US Suspends Historic Defence Forum With Canada Amid Deepening Bilateral Rift

Us Canada Defence Rift — The United States has suspended its participation in the Permanent Joint Board on Defense, severing a cornerstone of North American security cooperation that has linked Washington and Ottawa since the Second World War. The announcement, made by US Undersecretary of Defense Elbridge Colby via social media on Monday, signals a dramatic deterioration in relations between the two countries under President Donald Trump.

Colby framed the decision in blunt terms, stating that Canada had failed to make credible progress on its defence spending obligations. The charge carries particular weight given that, at a NATO summit in The Hague, nearly all member states — Canada among them — committed to raising defence expenditure to 5 percent of GDP, with 3.5 percent of that figure earmarked specifically for bolstering core military capabilities. Spain was the sole country to petition for an exemption from the agreement.

The board, established during World War II, has for decades served as the primary institutional forum for regional security dialogue between the two neighbours. Its suspension leaves a significant gap in the architecture of continental defence at a moment when both countries face mounting geopolitical pressures.

The breakdown did not occur in isolation. Since Trump’s return to the White House in January 2025, the US-Canada relationship has been subjected to sustained strain across multiple fronts. Trump has levelled accusations at Ottawa over what he characterises as unfair trade practices and an inadequate response to the illicit cross-border movement of people and narcotics. His administration has imposed an aggressive tariff regime on Canadian imports, and Trump himself has repeatedly floated the incendiary suggestion that Canada should consider becoming the 51st US state — a remark widely condemned in Ottawa as an affront to Canadian sovereignty.

Canadian Prime Minister Mark Carney, who assumed office in March 2025, has responded by positioning himself as a champion of Canadian economic and strategic independence. Carney has been an outspoken advocate for reducing Canada’s reliance on the United States, both militarily and economically — a posture that has done little to ease friction with the Trump White House.
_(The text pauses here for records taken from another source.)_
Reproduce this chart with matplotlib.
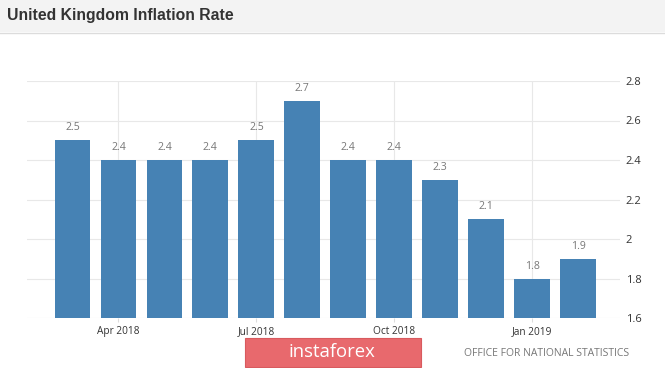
import matplotlib.pyplot as plt
from matplotlib.patches import Rectangle

# UK CPI, Mar 2018 - Feb 2019
months = ['Mar 2018', 'Apr 2018', 'May 2018', 'Jun 2018', 'Jul 2018', 'Aug 2018',
          'Sep 2018', 'Oct 2018', 'Nov 2018', 'Dec 2018', 'Jan 2019', 'Feb 2019']
rates = [2.5, 2.4, 2.4, 2.4, 2.5, 2.7, 2.4, 2.4, 2.3, 2.1, 1.8, 1.9]
tick_idx = [1, 4, 7, 10]
tick_labels = ['Apr 2018', 'Jul 2018', 'Oct 2018', 'Jan 2019']
yticks = [1.6, 1.8, 2.0, 2.2, 2.4, 2.6, 2.8]
ytick_labels = ['1.6', '1.8', '2', '2.2', '2.4', '2.6', '2.8']

plt.rcParams['font.family'] = ['Open Sans', 'DejaVu Sans']

fig = plt.figure(figsize=(6.65, 3.68), dpi=100)
fig.patch.set_facecolor('white')

# header strip
fig.patches.append(Rectangle((0, 1 - 32 / 368), 1, 32 / 368, transform=fig.transFigure,
                             facecolor='#f3f3f3', edgecolor='none', zorder=0))
fig.lines.append(plt.Line2D([0, 1], [1 - 32.5 / 368] * 2, transform=fig.transFigure,
                            color='#dcdcdc', lw=1))
fig.text(7 / 665, 1 - 15.5 / 368, 'United Kingdom Inflation Rate', fontsize=11.3,
         fontweight='bold', color='#333333', va='center', ha='left',
         family=['Liberation Sans', 'DejaVu Sans'])

ax = fig.add_axes([27 / 665, 50 / 368, 593 / 665, 237 / 368])
x = list(range(len(rates)))
ax.bar(x, rates, width=0.78, color='#4682b4', zorder=2)
for xi, v in zip(x, rates):
    ax.text(xi, v + 0.035, f'{v:.1f}', ha='center', va='bottom', fontsize=7.6,
            color='#777777', clip_on=False)

ax.set_xlim(-0.99, 11.91)
ax.set_ylim(1.6, 2.8)
ax.set_xticks(tick_idx)
ax.set_xticklabels(tick_labels, fontsize=7.3, color='#333333')
ax.set_yticks(yticks)
ax.set_yticklabels(ytick_labels, fontsize=8, color='#333333')
ax.yaxis.tick_right()
ax.tick_params(axis='y', length=0, pad=4)
ax.tick_params(axis='x', length=3, color='#dddddd', pad=3)
ax.grid(True, color='#e8e8e8', lw=0.8, zorder=0)
for s in ax.spines.values():
    s.set_visible(False)

# instaforex badge
fig.patches.append(Rectangle((245 / 665, 1 / 368), 176 / 665, 29 / 368,
                             transform=fig.transFigure, facecolor='#e8696d',
                             edgecolor='#d85a5e', lw=0.8))
fig.text(332 / 665, 16 / 368, 'instaforex', fontsize=13.3, color='white',
         ha='center', va='center')
fig.text(547 / 665, 14 / 368, 'OFFICE FOR NATIONAL STATISTICS', fontsize=7.5,
         color='#777777', ha='center', va='center')

fig.savefig('out.png', dpi=100)
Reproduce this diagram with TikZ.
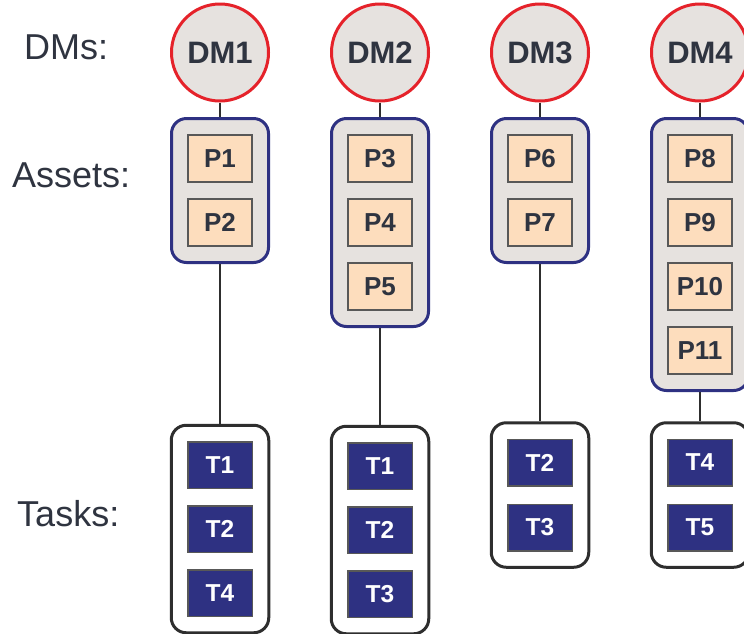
\documentclass[tikz,border=0pt]{standalone}
\usepackage{fontspec}
\setmainfont{Liberation Sans}
\usetikzlibrary{backgrounds}
\definecolor{dmred}{HTML}{E5222A}
\definecolor{dmfill}{HTML}{E6E2DF}
\definecolor{ink}{HTML}{2F3440}
\definecolor{navy}{HTML}{2E3182}
\definecolor{peach}{HTML}{FDDDBD}
\definecolor{frame}{HTML}{2E2E2E}
\begin{document}
\begin{tikzpicture}[x=1pt,y=-1pt,
  rowlabel/.style={anchor=base west,inner sep=0pt,text=ink,font=\fontsize{36}{36}\selectfont},
  dm/.style={circle,draw=dmred,line width=3pt,fill=dmfill,minimum size=97pt,inner sep=0pt,
    text=ink,font=\bfseries\fontsize{31}{31}\selectfont},
  asset/.style={rectangle,draw=frame!80,line width=1.8pt,fill=peach,minimum width=64pt,minimum height=47pt,
    inner sep=0pt,text=ink,font=\bfseries\fontsize{26}{26}\selectfont},
  task/.style={rectangle,draw=frame!80,line width=1.5pt,fill=navy,minimum width=64.5pt,minimum height=46.5pt,
    inner sep=0pt,text=white,font=\bfseries\fontsize{24.5}{24.5}\selectfont},
  assetgroup/.style={rectangle,rounded corners=15pt,draw=navy,line width=3pt,fill=dmfill,
    minimum width=97pt,minimum height=#1,inner sep=0pt},
  taskgroup/.style={rectangle,rounded corners=15pt,draw=frame,line width=3pt,fill=white,
    minimum width=97.5pt,minimum height=#1,inner sep=0pt},
  link/.style={draw=frame,line width=1.6pt}]
\clip (0,0) rectangle (744,633);
\fill[white] (0,0) rectangle (744,633);

% row captions
\node[rowlabel] (capdm) at (24,59) {DMs:};
\node[rowlabel] (capas) at (12,187) {Assets:};
\node[rowlabel] (capts) at (17,526) {Tasks:};

% group frames behind the items
\node[assetgroup=144pt] (a1) at (220,190.5) {};
\node[assetgroup=208pt] (a2) at (380,222.5) {};
\node[assetgroup=144pt] (a3) at (540,190.5) {};
\node[assetgroup=272pt] (a4) at (700,254.5) {};
\node[taskgroup=207.5pt] (g1) at (220,529) {};
\node[taskgroup=207.5pt] (g2) at (380,530) {};
\node[taskgroup=144.5pt] (g3) at (540,495) {};
\node[taskgroup=144.5pt] (g4) at (700,495) {};

% decision makers
\node[dm] (dm1) at (220,52.5) {DM1};
\node[dm] (dm2) at (380,52.5) {DM2};
\node[dm] (dm3) at (540,52.5) {DM3};
\node[dm] (dm4) at (700,52.5) {DM4};

% assets
\node[asset] (p1) at (220,158.5) {P1};
\node[asset] (p2) at (220,222.5) {P2};
\node[asset] (p3) at (380,158.5) {P3};
\node[asset] (p4) at (380,222.5) {P4};
\node[asset] (p5) at (380,286.5) {P5};
\node[asset] (p6) at (540,158.5) {P6};
\node[asset] (p7) at (540,222.5) {P7};
\node[asset] (p8) at (700,158.5) {P8};
\node[asset] (p9) at (700,222.5) {P9};
\node[asset] (p10) at (700,286.5) {P10};
\node[asset] (p11) at (700,350.5) {P11};

% tasks
\node[task] (t1a) at (220,465) {T1};
\node[task] (t1b) at (220,529) {T2};
\node[task] (t1c) at (220,593) {T4};
\node[task] (t2a) at (380,466) {T1};
\node[task] (t2b) at (380,530) {T2};
\node[task] (t2c) at (380,594) {T3};
\node[task] (t3a) at (540,462.5) {T2};
\node[task] (t3b) at (540,527.5) {T3};
\node[task] (t4a) at (700,462.5) {T4};
\node[task] (t4b) at (700,527.5) {T5};

% connectors
\foreach \i in {1,...,4}{
  \draw[link] (dm\i.south) -- (a\i.north);
  \draw[link] (a\i.south) -- (g\i.north);
}
\end{tikzpicture}
\end{document}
The decision to exit the defence board has not been universally welcomed within the United States itself. Republican Representative Don Bacon publicly criticised the move, placing responsibility squarely on Trump’s own conduct. Bacon argued that the current tensions were ignited by the president’s taunts about annexing Canada, suggesting the administration had manufactured a crisis with one of its closest allies.

The Trump administration has made a pattern of pressuring allied nations over what it regards as insufficient contributions to collective defence, frequently accusing partners of free-riding on American military guarantees. Allied governments, for their part, have pushed back, pointing to accelerating increases in defence budgets and a growing willingness to assume greater responsibility for regional security.

Us Canada Defence Rift: The Diplomatic Context

The timing of the suspension adds further complexity to an already fraught diplomatic landscape. The United States, Canada and Mexico are scheduled to negotiate an updated version of the USMCA free trade agreement later in 2025. With the defence relationship now openly fractured, analysts warn that the trade talks could become even more contentious, as Ottawa enters negotiations with diminished confidence in Washington’s reliability as a partner.

For Canada, the stakes extend beyond bilateral relations. As a NATO member with significant Arctic territory and shared continental defence responsibilities, Ottawa’s ability to maintain credible security arrangements with Washington has long been considered non-negotiable. The suspension of the joint board raises urgent questions about how that cooperation will be managed — and whether the damage to the relationship can be contained before it spreads further into areas of shared strategic interest.

The Permanent Joint Board on Defense was established in 1940, when both nations recognised that the defence of North America required a unified approach. That it has now become a casualty of a political dispute rooted in tariffs, sovereignty rhetoric and domestic political calculations underscores how profoundly the Trump era has reshaped the assumptions underpinning the Western alliance.